Sometime between 1040 and 1100 A.D., Sunset Crater erupted; the last in a six million year history of volcanic activity in Flagstaff. Forces of the earth created over 600 mountains, hills, and volcanoes in the San Francisco Volcanic Field. The eruption of Sunset Crater started when lava sprayed from cracks in the ground, and slowly built up. Ash was carried by the wind, covering approximately 800 square miles of northern Arizona. Two main lava flows, the Kana-a and Bonito destroyed all living things in their path as they flowed towards the Little Colorado River. A final eruption shot red and yellow cinders into the air where they then fell on the cinder cone. The entire process probably took about 6 months to a year.

 

Sinagua Indians utilized the fertile soil for their dry farming, but, by the 1300’s, they were forced to move someplace else because of a long drought.
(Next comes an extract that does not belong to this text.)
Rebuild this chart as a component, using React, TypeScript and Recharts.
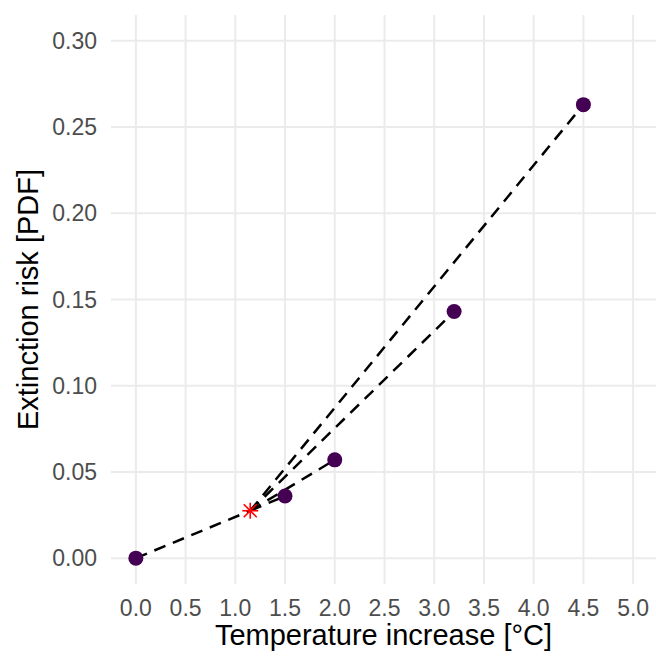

John Wesley Powell, who explored the Grand Canyon in 1869, named the volcano for its marvelous red-ish colors along the rim, which just happened to appear as a sunset.

 

Sunset Crater rises 1000 feet from the ground. The crater is 400 feet deep and has cold ice all year. This ice was used in the 1880’s by saloon managers to keep their customers drinks cold in the summer. Sunset Crater was made a national monument in 1930 and sits north of Flagstaff along the 89. While you are here, consider visiting Wupatki National Monument, just up the road and is free when you purchase a pass to Sunset Crater.

Bibliography:

 

Trimble, Marshall. Roadside History of Arizona. 2nd edition. Missoula, Montana: Mountain Press Publishing Company, 2004. 325. Print.

 

Informational pamphlet from Sunset Crater Volcano National Monument

 

 

Sunset Crater and parts of the Bonito lava flow

San Francisco Peaks and the Bonito Lava Flow. It's thought that the San Francisco Mountains were once large stratovolcano that was over 16,000 feet tall and erupted 200,000 years ago!